Kremer (1996b):

As has been discussed earlier in this chapter, certain DTRNN architectures may not be capable of representing all possible FSM. Recurrent cascade correlation (RCC) (see section 3.4.3) is both the name of a learning algorithm which constructs a DTRNN during learning and the name of the class of architectures generated by this algorithm. A number of papers have addressed the representational capabilities of RCC networks ((Giles et al., 1995), (Kremer, 1996a),; (Kremer, 1996b)) by defining a class of FSM that cannot be represented in RCC nets; the class grows in generality as we go from one paper to another.
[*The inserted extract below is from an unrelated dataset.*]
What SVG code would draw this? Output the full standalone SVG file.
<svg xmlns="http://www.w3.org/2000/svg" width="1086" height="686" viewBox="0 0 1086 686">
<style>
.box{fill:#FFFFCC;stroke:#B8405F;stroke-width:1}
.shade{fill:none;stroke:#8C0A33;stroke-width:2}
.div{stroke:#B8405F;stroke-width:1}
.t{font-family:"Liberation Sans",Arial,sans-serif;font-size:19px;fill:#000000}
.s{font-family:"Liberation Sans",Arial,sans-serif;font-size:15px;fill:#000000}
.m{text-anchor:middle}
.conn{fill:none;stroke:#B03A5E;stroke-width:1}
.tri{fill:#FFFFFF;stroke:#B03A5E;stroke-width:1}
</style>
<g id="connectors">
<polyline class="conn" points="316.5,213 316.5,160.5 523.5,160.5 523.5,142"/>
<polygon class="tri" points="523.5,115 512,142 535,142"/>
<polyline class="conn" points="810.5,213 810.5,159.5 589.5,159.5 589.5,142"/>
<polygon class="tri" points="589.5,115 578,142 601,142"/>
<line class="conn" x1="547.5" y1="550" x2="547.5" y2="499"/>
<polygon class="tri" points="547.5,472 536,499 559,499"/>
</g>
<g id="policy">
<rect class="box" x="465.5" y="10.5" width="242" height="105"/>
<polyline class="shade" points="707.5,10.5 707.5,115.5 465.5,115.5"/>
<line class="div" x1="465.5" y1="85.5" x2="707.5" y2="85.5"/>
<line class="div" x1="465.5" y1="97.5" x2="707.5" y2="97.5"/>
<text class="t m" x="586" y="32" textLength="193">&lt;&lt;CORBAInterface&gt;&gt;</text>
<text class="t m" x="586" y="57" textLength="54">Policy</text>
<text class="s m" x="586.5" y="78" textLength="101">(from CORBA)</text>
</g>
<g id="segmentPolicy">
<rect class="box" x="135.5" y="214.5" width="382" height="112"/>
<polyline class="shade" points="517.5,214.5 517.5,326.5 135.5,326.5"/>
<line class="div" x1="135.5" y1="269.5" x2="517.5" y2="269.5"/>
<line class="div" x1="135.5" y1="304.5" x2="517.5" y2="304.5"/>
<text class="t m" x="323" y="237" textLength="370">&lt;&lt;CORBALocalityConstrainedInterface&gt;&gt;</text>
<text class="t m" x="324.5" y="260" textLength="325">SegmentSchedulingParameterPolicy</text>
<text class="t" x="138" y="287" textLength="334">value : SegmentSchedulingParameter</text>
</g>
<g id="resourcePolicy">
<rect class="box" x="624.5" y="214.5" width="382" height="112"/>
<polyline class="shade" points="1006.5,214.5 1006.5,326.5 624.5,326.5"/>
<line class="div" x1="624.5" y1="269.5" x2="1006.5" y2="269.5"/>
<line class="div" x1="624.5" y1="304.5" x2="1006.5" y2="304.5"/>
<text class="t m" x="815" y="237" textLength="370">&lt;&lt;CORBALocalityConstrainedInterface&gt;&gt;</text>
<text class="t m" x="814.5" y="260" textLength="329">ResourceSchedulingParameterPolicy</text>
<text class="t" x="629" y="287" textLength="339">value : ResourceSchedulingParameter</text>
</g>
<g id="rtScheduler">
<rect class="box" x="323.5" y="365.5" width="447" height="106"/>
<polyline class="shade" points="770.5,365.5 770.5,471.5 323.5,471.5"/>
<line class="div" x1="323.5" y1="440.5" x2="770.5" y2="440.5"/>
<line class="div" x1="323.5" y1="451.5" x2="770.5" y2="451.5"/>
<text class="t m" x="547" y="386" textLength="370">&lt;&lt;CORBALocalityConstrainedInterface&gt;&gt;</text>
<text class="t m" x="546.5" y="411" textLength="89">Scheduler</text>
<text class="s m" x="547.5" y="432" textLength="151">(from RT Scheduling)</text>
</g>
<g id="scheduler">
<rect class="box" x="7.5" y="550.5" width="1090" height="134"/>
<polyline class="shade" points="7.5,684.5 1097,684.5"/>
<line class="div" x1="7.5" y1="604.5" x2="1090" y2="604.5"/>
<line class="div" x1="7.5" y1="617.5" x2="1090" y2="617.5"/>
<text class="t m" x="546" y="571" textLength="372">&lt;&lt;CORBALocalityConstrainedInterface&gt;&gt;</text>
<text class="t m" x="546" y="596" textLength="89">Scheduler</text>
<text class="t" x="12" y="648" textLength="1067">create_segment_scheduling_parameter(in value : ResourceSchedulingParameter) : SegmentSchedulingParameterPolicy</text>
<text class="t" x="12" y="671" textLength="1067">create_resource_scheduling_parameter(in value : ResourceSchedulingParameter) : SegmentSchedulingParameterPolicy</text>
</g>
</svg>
A general formulation is presented by Kremer (1996b) (http://www.dlsi.ua.es/~mlf/nnafmc/papers/kremer96finite.pdf), but the class of FSM that can be represented in this architecture still remains to be defined. According to Kremer (1996b), which uses a reductio ad absurdum proof, RCC nets cannot represent FSM which, as a response to input strings whose symbols repeat with a periodicity $p$, output strings have a periodicity $\omega$ such that $p\bmod\omega=0$ (if $p$ is even) or $2p\bmod\omega=0$ (if $p$ is odd). One such automaton is the odd parity automaton (see figure 2.3), whose output has a period $2$ if its input is a constant ``11111...'' (period $1$).